Exercise »
Each record must be retyped in full. No character may differ.
[Start of Given data]
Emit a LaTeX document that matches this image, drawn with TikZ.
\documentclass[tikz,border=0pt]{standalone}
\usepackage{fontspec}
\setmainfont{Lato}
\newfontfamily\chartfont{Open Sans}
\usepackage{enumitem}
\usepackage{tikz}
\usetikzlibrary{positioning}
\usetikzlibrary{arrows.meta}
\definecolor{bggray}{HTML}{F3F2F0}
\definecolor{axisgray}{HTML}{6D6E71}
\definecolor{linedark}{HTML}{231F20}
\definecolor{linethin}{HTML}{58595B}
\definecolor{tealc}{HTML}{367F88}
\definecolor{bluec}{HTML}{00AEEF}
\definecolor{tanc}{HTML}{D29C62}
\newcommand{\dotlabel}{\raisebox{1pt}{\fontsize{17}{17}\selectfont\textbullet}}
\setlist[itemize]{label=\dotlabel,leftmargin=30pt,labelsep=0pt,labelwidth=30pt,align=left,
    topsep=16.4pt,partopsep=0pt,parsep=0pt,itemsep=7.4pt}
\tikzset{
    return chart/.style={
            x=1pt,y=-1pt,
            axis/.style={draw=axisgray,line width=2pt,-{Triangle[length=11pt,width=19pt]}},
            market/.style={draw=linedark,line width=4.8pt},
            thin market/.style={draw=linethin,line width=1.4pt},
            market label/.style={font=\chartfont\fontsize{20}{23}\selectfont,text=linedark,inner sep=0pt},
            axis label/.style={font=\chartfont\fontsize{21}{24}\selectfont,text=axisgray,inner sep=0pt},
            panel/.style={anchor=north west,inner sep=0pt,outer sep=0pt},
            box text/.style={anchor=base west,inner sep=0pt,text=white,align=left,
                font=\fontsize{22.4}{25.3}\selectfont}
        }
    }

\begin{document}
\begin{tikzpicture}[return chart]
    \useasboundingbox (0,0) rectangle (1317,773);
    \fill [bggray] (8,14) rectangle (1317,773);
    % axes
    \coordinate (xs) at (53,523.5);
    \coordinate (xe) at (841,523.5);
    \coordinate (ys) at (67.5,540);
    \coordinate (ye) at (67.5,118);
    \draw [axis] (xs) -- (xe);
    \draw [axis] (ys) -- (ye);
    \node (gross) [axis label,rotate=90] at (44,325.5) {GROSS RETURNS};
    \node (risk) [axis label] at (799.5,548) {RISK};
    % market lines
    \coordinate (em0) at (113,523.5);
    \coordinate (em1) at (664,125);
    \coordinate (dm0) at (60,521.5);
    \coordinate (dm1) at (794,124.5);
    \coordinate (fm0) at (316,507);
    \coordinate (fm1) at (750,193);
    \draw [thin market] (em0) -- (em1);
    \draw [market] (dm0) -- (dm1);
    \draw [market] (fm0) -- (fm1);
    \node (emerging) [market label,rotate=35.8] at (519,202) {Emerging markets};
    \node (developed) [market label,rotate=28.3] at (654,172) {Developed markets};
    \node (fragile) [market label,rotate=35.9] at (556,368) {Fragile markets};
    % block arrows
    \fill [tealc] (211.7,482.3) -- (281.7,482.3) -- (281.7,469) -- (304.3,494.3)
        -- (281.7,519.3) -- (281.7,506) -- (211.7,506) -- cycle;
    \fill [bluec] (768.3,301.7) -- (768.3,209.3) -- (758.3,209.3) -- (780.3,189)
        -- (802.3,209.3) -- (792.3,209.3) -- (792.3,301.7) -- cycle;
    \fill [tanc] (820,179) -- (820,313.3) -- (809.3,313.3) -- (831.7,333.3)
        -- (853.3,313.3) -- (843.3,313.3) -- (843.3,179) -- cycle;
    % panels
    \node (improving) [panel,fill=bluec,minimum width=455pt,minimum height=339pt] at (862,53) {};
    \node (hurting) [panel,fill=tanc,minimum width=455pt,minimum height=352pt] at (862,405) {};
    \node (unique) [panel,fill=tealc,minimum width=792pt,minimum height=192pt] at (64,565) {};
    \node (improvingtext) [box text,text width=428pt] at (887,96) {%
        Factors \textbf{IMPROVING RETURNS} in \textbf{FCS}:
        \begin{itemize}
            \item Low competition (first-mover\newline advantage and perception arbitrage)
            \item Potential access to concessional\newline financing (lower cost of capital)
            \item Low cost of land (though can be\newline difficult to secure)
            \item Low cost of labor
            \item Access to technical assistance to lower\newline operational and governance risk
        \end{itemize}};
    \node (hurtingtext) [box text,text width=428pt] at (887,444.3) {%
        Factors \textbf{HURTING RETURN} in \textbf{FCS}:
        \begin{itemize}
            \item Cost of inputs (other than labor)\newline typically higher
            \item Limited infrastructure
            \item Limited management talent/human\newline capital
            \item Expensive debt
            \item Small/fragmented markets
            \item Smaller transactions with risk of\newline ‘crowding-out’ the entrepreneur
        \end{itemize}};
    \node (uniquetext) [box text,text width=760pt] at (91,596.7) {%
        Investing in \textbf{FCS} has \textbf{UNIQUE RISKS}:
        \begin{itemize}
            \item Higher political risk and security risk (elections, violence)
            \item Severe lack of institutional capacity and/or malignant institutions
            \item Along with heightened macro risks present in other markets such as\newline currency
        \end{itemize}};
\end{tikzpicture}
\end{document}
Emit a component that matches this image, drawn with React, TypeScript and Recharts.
[End of Given data]
Final answer »
Emit a LaTeX document that matches this image, drawn with TikZ.
\documentclass[tikz,border=0pt]{standalone}
\usepackage{fontspec}
\setmainfont{Lato}
\newfontfamily\chartfont{Open Sans}
\usepackage{enumitem}
\usepackage{tikz}
\usetikzlibrary{positioning}
\usetikzlibrary{arrows.meta}
\definecolor{bggray}{HTML}{F3F2F0}
\definecolor{axisgray}{HTML}{6D6E71}
\definecolor{linedark}{HTML}{231F20}
\definecolor{linethin}{HTML}{58595B}
\definecolor{tealc}{HTML}{367F88}
\definecolor{bluec}{HTML}{00AEEF}
\definecolor{tanc}{HTML}{D29C62}
\newcommand{\dotlabel}{\raisebox{1pt}{\fontsize{17}{17}\selectfont\textbullet}}
\setlist[itemize]{label=\dotlabel,leftmargin=30pt,labelsep=0pt,labelwidth=30pt,align=left,
    topsep=16.4pt,partopsep=0pt,parsep=0pt,itemsep=7.4pt}
\tikzset{
    return chart/.style={
            x=1pt,y=-1pt,
            axis/.style={draw=axisgray,line width=2pt,-{Triangle[length=11pt,width=19pt]}},
            market/.style={draw=linedark,line width=4.8pt},
            thin market/.style={draw=linethin,line width=1.4pt},
            market label/.style={font=\chartfont\fontsize{20}{23}\selectfont,text=linedark,inner sep=0pt},
            axis label/.style={font=\chartfont\fontsize{21}{24}\selectfont,text=axisgray,inner sep=0pt},
            panel/.style={anchor=north west,inner sep=0pt,outer sep=0pt},
            box text/.style={anchor=base west,inner sep=0pt,text=white,align=left,
                font=\fontsize{22.4}{25.3}\selectfont}
        }
    }

\begin{document}
\begin{tikzpicture}[return chart]
    \useasboundingbox (0,0) rectangle (1317,773);
    \fill [bggray] (8,14) rectangle (1317,773);
    % axes
    \coordinate (xs) at (53,523.5);
    \coordinate (xe) at (841,523.5);
    \coordinate (ys) at (67.5,540);
    \coordinate (ye) at (67.5,118);
    \draw [axis] (xs) -- (xe);
    \draw [axis] (ys) -- (ye);
    \node (gross) [axis label,rotate=90] at (44,325.5) {GROSS RETURNS};
    \node (risk) [axis label] at (799.5,548) {RISK};
    % market lines
    \coordinate (em0) at (113,523.5);
    \coordinate (em1) at (664,125);
    \coordinate (dm0) at (60,521.5);
    \coordinate (dm1) at (794,124.5);
    \coordinate (fm0) at (316,507);
    \coordinate (fm1) at (750,193);
    \draw [thin market] (em0) -- (em1);
    \draw [market] (dm0) -- (dm1);
    \draw [market] (fm0) -- (fm1);
    \node (emerging) [market label,rotate=35.8] at (519,202) {Emerging markets};
    \node (developed) [market label,rotate=28.3] at (654,172) {Developed markets};
    \node (fragile) [market label,rotate=35.9] at (556,368) {Fragile markets};
    % block arrows
    \fill [tealc] (211.7,482.3) -- (281.7,482.3) -- (281.7,469) -- (304.3,494.3)
        -- (281.7,519.3) -- (281.7,506) -- (211.7,506) -- cycle;
    \fill [bluec] (768.3,301.7) -- (768.3,209.3) -- (758.3,209.3) -- (780.3,189)
        -- (802.3,209.3) -- (792.3,209.3) -- (792.3,301.7) -- cycle;
    \fill [tanc] (820,179) -- (820,313.3) -- (809.3,313.3) -- (831.7,333.3)
        -- (853.3,313.3) -- (843.3,313.3) -- (843.3,179) -- cycle;
    % panels
    \node (improving) [panel,fill=bluec,minimum width=455pt,minimum height=339pt] at (862,53) {};
    \node (hurting) [panel,fill=tanc,minimum width=455pt,minimum height=352pt] at (862,405) {};
    \node (unique) [panel,fill=tealc,minimum width=792pt,minimum height=192pt] at (64,565) {};
    \node (improvingtext) [box text,text width=428pt] at (887,96) {%
        Factors \textbf{IMPROVING RETURNS} in \textbf{FCS}:
        \begin{itemize}
            \item Low competition (first-mover\newline advantage and perception arbitrage)
            \item Potential access to concessional\newline financing (lower cost of capital)
            \item Low cost of land (though can be\newline difficult to secure)
            \item Low cost of labor
            \item Access to technical assistance to lower\newline operational and governance risk
        \end{itemize}};
    \node (hurtingtext) [box text,text width=428pt] at (887,444.3) {%
        Factors \textbf{HURTING RETURN} in \textbf{FCS}:
        \begin{itemize}
            \item Cost of inputs (other than labor)\newline typically higher
            \item Limited infrastructure
            \item Limited management talent/human\newline capital
            \item Expensive debt
            \item Small/fragmented markets
            \item Smaller transactions with risk of\newline ‘crowding-out’ the entrepreneur
        \end{itemize}};
    \node (uniquetext) [box text,text width=760pt] at (91,596.7) {%
        Investing in \textbf{FCS} has \textbf{UNIQUE RISKS}:
        \begin{itemize}
            \item Higher political risk and security risk (elections, violence)
            \item Severe lack of institutional capacity and/or malignant institutions
            \item Along with heightened macro risks present in other markets such as\newline currency
        \end{itemize}};
\end{tikzpicture}
\end{document}
Emit a component that matches this image, drawn with React, TypeScript and Recharts.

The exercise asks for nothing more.